- **Stated goal**
Return all the data below as it stands, minus the pictures.

— START Given material —

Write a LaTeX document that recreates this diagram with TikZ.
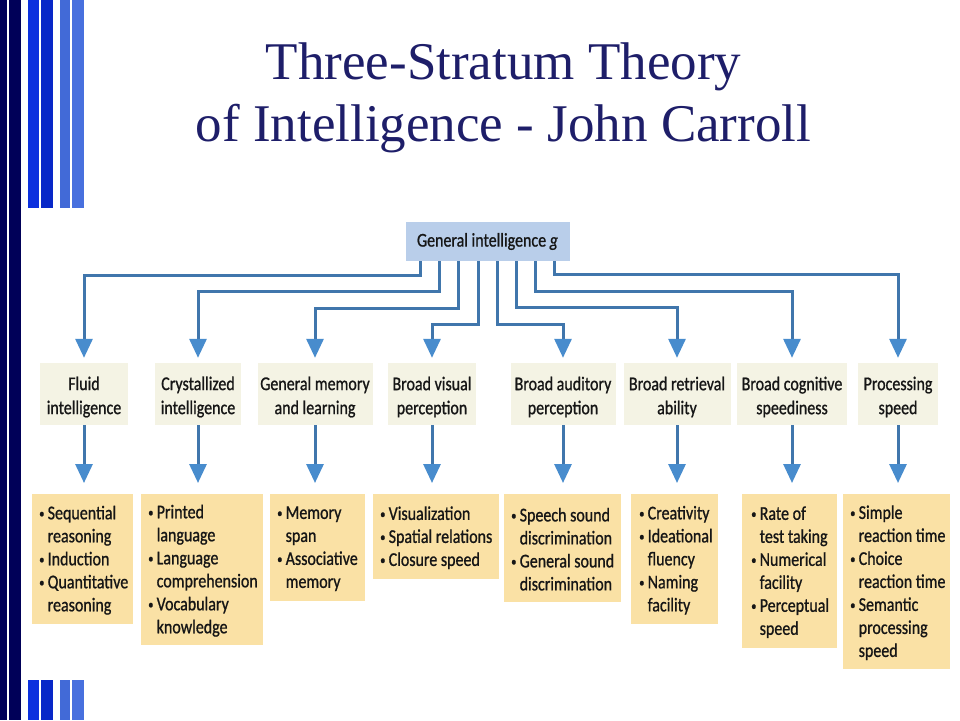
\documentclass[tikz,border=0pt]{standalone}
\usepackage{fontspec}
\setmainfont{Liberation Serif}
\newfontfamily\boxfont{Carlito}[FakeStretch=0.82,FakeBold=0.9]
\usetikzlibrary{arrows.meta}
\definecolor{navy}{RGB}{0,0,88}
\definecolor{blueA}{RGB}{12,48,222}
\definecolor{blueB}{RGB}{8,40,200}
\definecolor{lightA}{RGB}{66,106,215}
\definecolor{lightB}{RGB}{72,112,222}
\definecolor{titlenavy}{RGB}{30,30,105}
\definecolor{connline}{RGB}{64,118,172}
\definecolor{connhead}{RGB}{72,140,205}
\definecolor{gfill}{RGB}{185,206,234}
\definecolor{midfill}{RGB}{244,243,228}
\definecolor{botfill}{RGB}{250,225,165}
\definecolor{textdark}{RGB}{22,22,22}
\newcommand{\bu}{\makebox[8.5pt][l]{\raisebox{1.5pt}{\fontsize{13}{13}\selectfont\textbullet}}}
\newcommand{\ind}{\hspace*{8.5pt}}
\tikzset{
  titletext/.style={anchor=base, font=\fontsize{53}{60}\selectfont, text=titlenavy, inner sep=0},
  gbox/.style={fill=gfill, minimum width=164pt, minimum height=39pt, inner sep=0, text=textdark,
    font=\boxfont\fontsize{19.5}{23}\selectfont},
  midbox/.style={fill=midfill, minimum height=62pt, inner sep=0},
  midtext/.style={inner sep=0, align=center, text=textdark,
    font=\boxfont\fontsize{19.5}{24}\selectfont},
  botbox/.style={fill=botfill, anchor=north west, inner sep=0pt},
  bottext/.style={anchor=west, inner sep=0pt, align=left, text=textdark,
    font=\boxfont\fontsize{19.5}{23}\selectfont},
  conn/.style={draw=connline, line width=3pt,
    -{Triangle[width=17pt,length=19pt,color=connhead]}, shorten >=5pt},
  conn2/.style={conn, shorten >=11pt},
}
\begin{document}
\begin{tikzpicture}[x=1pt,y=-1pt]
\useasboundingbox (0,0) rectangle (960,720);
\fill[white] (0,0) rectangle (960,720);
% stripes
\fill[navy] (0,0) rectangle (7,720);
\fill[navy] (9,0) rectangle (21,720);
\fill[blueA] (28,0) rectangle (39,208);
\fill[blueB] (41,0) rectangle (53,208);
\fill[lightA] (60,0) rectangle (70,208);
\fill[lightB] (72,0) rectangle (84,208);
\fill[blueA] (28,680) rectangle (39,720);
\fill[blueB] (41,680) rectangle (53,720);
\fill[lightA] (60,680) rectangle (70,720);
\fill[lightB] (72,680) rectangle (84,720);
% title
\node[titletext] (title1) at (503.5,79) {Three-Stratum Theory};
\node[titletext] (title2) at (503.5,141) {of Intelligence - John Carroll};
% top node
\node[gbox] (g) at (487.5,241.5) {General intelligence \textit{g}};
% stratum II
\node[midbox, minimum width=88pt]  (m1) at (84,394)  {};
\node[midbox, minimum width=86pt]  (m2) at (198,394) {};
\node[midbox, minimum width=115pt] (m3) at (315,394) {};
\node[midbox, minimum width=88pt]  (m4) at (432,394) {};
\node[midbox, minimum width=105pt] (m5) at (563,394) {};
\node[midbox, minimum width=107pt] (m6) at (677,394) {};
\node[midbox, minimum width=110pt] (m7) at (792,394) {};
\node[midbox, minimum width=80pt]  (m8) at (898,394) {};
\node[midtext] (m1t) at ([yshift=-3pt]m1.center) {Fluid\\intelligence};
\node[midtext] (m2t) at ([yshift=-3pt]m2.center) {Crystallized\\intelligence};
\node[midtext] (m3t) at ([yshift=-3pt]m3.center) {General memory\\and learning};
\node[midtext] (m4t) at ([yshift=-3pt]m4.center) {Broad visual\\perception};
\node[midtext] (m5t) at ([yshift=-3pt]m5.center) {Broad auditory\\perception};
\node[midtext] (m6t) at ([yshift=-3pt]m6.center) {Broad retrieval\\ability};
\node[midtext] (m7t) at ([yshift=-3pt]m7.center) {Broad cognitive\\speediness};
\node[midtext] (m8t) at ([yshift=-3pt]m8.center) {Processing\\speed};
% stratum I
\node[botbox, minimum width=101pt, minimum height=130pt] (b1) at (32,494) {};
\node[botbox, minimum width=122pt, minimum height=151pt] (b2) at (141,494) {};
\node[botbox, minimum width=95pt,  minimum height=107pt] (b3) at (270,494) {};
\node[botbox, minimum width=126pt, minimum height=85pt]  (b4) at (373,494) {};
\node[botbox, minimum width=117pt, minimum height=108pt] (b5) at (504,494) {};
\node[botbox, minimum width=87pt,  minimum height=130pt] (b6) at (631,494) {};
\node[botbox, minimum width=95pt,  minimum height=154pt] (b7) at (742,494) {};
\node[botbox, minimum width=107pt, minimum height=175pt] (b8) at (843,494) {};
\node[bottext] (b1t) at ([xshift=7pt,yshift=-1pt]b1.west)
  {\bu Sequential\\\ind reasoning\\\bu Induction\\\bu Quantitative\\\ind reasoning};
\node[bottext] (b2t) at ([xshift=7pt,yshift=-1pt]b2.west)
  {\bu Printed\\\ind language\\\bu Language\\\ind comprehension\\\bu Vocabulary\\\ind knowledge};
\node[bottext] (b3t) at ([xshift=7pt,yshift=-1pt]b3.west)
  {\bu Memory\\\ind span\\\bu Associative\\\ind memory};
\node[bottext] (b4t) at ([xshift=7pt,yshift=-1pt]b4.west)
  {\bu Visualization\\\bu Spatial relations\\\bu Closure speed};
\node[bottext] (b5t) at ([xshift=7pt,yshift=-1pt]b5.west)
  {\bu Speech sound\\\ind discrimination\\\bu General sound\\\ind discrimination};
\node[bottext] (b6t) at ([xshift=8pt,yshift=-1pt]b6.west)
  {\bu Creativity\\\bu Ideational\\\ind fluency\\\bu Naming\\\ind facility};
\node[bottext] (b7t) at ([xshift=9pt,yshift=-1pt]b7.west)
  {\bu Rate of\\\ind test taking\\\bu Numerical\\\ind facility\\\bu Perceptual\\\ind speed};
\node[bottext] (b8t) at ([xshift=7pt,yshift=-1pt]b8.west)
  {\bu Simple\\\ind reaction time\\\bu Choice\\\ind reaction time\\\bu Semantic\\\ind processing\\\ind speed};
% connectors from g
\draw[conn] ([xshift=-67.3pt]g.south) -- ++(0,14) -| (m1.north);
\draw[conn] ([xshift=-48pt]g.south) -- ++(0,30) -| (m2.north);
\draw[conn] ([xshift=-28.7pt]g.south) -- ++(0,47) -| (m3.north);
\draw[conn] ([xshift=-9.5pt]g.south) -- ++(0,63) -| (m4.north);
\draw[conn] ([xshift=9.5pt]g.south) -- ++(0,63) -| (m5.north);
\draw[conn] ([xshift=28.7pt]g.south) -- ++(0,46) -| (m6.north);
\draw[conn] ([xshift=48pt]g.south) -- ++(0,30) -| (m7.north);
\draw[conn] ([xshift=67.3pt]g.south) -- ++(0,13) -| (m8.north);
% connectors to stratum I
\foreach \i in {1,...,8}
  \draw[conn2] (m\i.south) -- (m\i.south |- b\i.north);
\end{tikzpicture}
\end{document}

— END Given material —

- **Expected output**
Write a LaTeX document that recreates this diagram with TikZ.
\documentclass[tikz,border=0pt]{standalone}
\usepackage{fontspec}
\setmainfont{Liberation Serif}
\newfontfamily\boxfont{Carlito}[FakeStretch=0.82,FakeBold=0.9]
\usetikzlibrary{arrows.meta}
\definecolor{navy}{RGB}{0,0,88}
\definecolor{blueA}{RGB}{12,48,222}
\definecolor{blueB}{RGB}{8,40,200}
\definecolor{lightA}{RGB}{66,106,215}
\definecolor{lightB}{RGB}{72,112,222}
\definecolor{titlenavy}{RGB}{30,30,105}
\definecolor{connline}{RGB}{64,118,172}
\definecolor{connhead}{RGB}{72,140,205}
\definecolor{gfill}{RGB}{185,206,234}
\definecolor{midfill}{RGB}{244,243,228}
\definecolor{botfill}{RGB}{250,225,165}
\definecolor{textdark}{RGB}{22,22,22}
\newcommand{\bu}{\makebox[8.5pt][l]{\raisebox{1.5pt}{\fontsize{13}{13}\selectfont\textbullet}}}
\newcommand{\ind}{\hspace*{8.5pt}}
\tikzset{
  titletext/.style={anchor=base, font=\fontsize{53}{60}\selectfont, text=titlenavy, inner sep=0},
  gbox/.style={fill=gfill, minimum width=164pt, minimum height=39pt, inner sep=0, text=textdark,
    font=\boxfont\fontsize{19.5}{23}\selectfont},
  midbox/.style={fill=midfill, minimum height=62pt, inner sep=0},
  midtext/.style={inner sep=0, align=center, text=textdark,
    font=\boxfont\fontsize{19.5}{24}\selectfont},
  botbox/.style={fill=botfill, anchor=north west, inner sep=0pt},
  bottext/.style={anchor=west, inner sep=0pt, align=left, text=textdark,
    font=\boxfont\fontsize{19.5}{23}\selectfont},
  conn/.style={draw=connline, line width=3pt,
    -{Triangle[width=17pt,length=19pt,color=connhead]}, shorten >=5pt},
  conn2/.style={conn, shorten >=11pt},
}
\begin{document}
\begin{tikzpicture}[x=1pt,y=-1pt]
\useasboundingbox (0,0) rectangle (960,720);
\fill[white] (0,0) rectangle (960,720);
% stripes
\fill[navy] (0,0) rectangle (7,720);
\fill[navy] (9,0) rectangle (21,720);
\fill[blueA] (28,0) rectangle (39,208);
\fill[blueB] (41,0) rectangle (53,208);
\fill[lightA] (60,0) rectangle (70,208);
\fill[lightB] (72,0) rectangle (84,208);
\fill[blueA] (28,680) rectangle (39,720);
\fill[blueB] (41,680) rectangle (53,720);
\fill[lightA] (60,680) rectangle (70,720);
\fill[lightB] (72,680) rectangle (84,720);
% title
\node[titletext] (title1) at (503.5,79) {Three-Stratum Theory};
\node[titletext] (title2) at (503.5,141) {of Intelligence - John Carroll};
% top node
\node[gbox] (g) at (487.5,241.5) {General intelligence \textit{g}};
% stratum II
\node[midbox, minimum width=88pt]  (m1) at (84,394)  {};
\node[midbox, minimum width=86pt]  (m2) at (198,394) {};
\node[midbox, minimum width=115pt] (m3) at (315,394) {};
\node[midbox, minimum width=88pt]  (m4) at (432,394) {};
\node[midbox, minimum width=105pt] (m5) at (563,394) {};
\node[midbox, minimum width=107pt] (m6) at (677,394) {};
\node[midbox, minimum width=110pt] (m7) at (792,394) {};
\node[midbox, minimum width=80pt]  (m8) at (898,394) {};
\node[midtext] (m1t) at ([yshift=-3pt]m1.center) {Fluid\\intelligence};
\node[midtext] (m2t) at ([yshift=-3pt]m2.center) {Crystallized\\intelligence};
\node[midtext] (m3t) at ([yshift=-3pt]m3.center) {General memory\\and learning};
\node[midtext] (m4t) at ([yshift=-3pt]m4.center) {Broad visual\\perception};
\node[midtext] (m5t) at ([yshift=-3pt]m5.center) {Broad auditory\\perception};
\node[midtext] (m6t) at ([yshift=-3pt]m6.center) {Broad retrieval\\ability};
\node[midtext] (m7t) at ([yshift=-3pt]m7.center) {Broad cognitive\\speediness};
\node[midtext] (m8t) at ([yshift=-3pt]m8.center) {Processing\\speed};
% stratum I
\node[botbox, minimum width=101pt, minimum height=130pt] (b1) at (32,494) {};
\node[botbox, minimum width=122pt, minimum height=151pt] (b2) at (141,494) {};
\node[botbox, minimum width=95pt,  minimum height=107pt] (b3) at (270,494) {};
\node[botbox, minimum width=126pt, minimum height=85pt]  (b4) at (373,494) {};
\node[botbox, minimum width=117pt, minimum height=108pt] (b5) at (504,494) {};
\node[botbox, minimum width=87pt,  minimum height=130pt] (b6) at (631,494) {};
\node[botbox, minimum width=95pt,  minimum height=154pt] (b7) at (742,494) {};
\node[botbox, minimum width=107pt, minimum height=175pt] (b8) at (843,494) {};
\node[bottext] (b1t) at ([xshift=7pt,yshift=-1pt]b1.west)
  {\bu Sequential\\\ind reasoning\\\bu Induction\\\bu Quantitative\\\ind reasoning};
\node[bottext] (b2t) at ([xshift=7pt,yshift=-1pt]b2.west)
  {\bu Printed\\\ind language\\\bu Language\\\ind comprehension\\\bu Vocabulary\\\ind knowledge};
\node[bottext] (b3t) at ([xshift=7pt,yshift=-1pt]b3.west)
  {\bu Memory\\\ind span\\\bu Associative\\\ind memory};
\node[bottext] (b4t) at ([xshift=7pt,yshift=-1pt]b4.west)
  {\bu Visualization\\\bu Spatial relations\\\bu Closure speed};
\node[bottext] (b5t) at ([xshift=7pt,yshift=-1pt]b5.west)
  {\bu Speech sound\\\ind discrimination\\\bu General sound\\\ind discrimination};
\node[bottext] (b6t) at ([xshift=8pt,yshift=-1pt]b6.west)
  {\bu Creativity\\\bu Ideational\\\ind fluency\\\bu Naming\\\ind facility};
\node[bottext] (b7t) at ([xshift=9pt,yshift=-1pt]b7.west)
  {\bu Rate of\\\ind test taking\\\bu Numerical\\\ind facility\\\bu Perceptual\\\ind speed};
\node[bottext] (b8t) at ([xshift=7pt,yshift=-1pt]b8.west)
  {\bu Simple\\\ind reaction time\\\bu Choice\\\ind reaction time\\\bu Semantic\\\ind processing\\\ind speed};
% connectors from g
\draw[conn] ([xshift=-67.3pt]g.south) -- ++(0,14) -| (m1.north);
\draw[conn] ([xshift=-48pt]g.south) -- ++(0,30) -| (m2.north);
\draw[conn] ([xshift=-28.7pt]g.south) -- ++(0,47) -| (m3.north);
\draw[conn] ([xshift=-9.5pt]g.south) -- ++(0,63) -| (m4.north);
\draw[conn] ([xshift=9.5pt]g.south) -- ++(0,63) -| (m5.north);
\draw[conn] ([xshift=28.7pt]g.south) -- ++(0,46) -| (m6.north);
\draw[conn] ([xshift=48pt]g.south) -- ++(0,30) -| (m7.north);
\draw[conn] ([xshift=67.3pt]g.south) -- ++(0,13) -| (m8.north);
% connectors to stratum I
\foreach \i in {1,...,8}
  \draw[conn2] (m\i.south) -- (m\i.south |- b\i.north);
\end{tikzpicture}
\end{document}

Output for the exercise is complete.